__Given task__. Omit the pictures and print exactly the lines of the listing below, starting at the first and ending at the line containing "plt.rcParams['font.family'] = ['Liberation".

__Supplied information__.
##############################

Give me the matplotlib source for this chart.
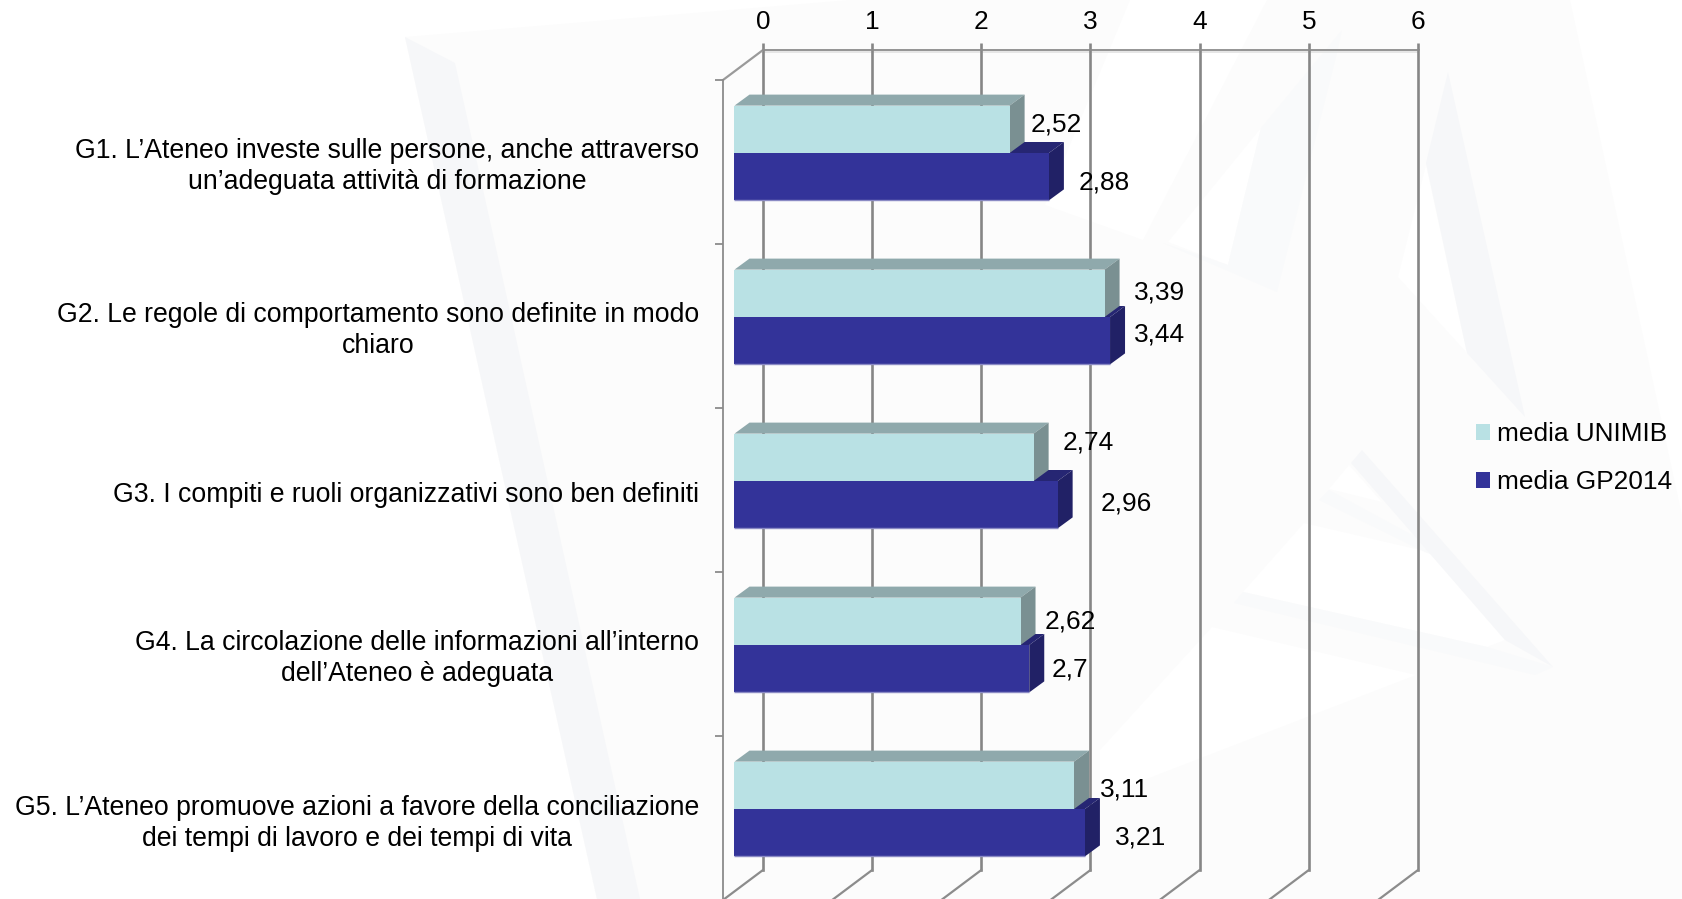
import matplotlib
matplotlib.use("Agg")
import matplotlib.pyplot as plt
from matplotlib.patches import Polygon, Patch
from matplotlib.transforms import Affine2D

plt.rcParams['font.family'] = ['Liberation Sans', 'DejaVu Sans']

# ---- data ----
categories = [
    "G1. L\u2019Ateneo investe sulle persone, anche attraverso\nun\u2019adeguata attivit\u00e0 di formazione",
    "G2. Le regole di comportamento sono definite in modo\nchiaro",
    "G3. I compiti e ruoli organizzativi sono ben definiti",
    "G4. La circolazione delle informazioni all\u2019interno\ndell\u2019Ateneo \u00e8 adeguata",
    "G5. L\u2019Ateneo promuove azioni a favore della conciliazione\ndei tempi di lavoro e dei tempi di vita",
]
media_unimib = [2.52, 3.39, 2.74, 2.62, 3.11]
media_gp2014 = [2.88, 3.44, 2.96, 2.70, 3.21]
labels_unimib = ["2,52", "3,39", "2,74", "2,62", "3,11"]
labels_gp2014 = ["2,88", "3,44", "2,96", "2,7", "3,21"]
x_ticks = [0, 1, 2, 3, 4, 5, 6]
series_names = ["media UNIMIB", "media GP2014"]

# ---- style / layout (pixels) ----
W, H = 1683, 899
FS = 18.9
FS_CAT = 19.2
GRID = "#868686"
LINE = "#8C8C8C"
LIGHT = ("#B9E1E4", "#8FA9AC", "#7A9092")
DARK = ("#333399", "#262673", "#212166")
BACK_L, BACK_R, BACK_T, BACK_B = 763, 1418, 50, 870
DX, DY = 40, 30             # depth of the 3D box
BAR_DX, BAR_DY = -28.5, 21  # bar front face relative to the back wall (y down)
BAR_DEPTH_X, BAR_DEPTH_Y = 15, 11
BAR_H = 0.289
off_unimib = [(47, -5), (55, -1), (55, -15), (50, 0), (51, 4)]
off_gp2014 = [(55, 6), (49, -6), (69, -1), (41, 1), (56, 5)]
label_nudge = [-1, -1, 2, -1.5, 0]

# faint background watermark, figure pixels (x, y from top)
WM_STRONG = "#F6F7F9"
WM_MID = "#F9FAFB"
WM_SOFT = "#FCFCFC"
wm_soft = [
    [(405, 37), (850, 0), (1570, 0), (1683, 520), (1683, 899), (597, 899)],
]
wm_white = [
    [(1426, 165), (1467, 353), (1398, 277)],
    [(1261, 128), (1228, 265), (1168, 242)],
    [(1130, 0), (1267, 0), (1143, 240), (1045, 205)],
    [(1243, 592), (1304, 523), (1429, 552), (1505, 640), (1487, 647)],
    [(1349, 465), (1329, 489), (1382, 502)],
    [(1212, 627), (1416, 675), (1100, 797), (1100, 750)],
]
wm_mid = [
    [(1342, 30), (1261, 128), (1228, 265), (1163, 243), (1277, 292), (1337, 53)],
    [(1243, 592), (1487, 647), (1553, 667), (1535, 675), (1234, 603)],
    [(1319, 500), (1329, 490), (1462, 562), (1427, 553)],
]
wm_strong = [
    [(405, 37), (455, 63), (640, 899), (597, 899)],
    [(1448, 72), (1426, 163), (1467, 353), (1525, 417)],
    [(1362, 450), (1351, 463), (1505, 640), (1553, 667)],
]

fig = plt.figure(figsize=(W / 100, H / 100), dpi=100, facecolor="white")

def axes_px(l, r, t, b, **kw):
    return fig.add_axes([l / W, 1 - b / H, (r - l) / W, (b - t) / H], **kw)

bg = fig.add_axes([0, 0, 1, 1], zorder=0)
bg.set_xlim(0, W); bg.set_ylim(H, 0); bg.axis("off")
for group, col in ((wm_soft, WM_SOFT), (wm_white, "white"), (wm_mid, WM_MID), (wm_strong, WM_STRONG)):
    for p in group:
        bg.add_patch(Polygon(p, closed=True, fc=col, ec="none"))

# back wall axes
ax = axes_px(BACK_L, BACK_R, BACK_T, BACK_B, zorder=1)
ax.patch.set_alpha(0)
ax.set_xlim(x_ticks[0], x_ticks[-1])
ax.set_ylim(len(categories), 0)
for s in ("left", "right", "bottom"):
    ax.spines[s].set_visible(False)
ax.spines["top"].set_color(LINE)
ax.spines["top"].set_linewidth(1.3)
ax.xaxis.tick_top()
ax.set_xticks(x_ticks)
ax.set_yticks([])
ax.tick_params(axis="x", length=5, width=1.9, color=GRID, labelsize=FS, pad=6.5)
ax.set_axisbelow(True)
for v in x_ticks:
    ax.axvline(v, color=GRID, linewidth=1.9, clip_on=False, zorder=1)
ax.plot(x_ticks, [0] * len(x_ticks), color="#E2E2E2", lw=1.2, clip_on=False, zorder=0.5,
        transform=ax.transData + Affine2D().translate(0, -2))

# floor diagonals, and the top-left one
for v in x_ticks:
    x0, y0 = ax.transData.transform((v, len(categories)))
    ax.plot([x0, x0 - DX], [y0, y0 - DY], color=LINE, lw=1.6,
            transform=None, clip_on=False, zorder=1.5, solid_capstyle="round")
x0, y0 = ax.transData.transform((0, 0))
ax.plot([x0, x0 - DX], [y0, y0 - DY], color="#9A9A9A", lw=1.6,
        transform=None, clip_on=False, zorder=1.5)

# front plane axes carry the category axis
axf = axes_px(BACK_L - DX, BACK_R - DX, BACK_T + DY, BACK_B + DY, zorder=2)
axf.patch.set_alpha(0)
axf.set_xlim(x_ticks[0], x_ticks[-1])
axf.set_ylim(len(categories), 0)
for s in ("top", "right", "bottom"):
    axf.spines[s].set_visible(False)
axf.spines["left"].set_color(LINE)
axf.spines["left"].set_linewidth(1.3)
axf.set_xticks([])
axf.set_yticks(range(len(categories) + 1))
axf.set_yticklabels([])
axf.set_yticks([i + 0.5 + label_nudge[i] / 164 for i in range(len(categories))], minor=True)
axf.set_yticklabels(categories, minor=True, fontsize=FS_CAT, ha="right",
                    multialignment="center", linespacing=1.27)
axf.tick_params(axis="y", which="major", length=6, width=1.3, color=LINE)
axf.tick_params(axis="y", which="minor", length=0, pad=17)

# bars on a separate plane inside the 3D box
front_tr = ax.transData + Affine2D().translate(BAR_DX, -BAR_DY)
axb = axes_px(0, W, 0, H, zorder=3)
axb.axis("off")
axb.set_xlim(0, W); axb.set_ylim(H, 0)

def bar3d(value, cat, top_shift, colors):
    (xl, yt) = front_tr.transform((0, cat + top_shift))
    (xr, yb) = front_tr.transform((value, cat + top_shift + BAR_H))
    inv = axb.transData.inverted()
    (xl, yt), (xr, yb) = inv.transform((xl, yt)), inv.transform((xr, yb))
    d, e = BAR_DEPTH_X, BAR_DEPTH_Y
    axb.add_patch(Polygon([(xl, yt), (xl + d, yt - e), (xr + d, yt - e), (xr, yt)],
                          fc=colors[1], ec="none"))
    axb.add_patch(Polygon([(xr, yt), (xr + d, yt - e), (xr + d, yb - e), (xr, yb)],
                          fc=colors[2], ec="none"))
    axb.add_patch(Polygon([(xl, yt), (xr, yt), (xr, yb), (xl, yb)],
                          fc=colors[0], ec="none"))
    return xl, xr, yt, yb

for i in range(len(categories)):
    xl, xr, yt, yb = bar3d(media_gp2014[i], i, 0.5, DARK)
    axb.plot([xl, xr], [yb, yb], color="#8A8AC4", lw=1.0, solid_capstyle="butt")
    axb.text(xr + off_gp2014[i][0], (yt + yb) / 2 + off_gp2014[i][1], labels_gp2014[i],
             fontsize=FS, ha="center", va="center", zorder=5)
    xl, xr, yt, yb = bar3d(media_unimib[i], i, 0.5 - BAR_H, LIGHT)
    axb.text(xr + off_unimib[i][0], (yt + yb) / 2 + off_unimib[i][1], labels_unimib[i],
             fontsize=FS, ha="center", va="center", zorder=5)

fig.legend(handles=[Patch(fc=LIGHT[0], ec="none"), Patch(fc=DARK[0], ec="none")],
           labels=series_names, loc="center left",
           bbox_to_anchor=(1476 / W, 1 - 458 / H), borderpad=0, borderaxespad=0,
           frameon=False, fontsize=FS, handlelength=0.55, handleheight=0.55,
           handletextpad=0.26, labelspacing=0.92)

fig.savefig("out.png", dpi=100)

##############################

__Written solution__.
Give me the matplotlib source for this chart.
import matplotlib
matplotlib.use("Agg")
import matplotlib.pyplot as plt
from matplotlib.patches import Polygon, Patch
from matplotlib.transforms import Affine2D

plt.rcParams['font.family'] = ['Liberation Sans', 'DejaVu Sans']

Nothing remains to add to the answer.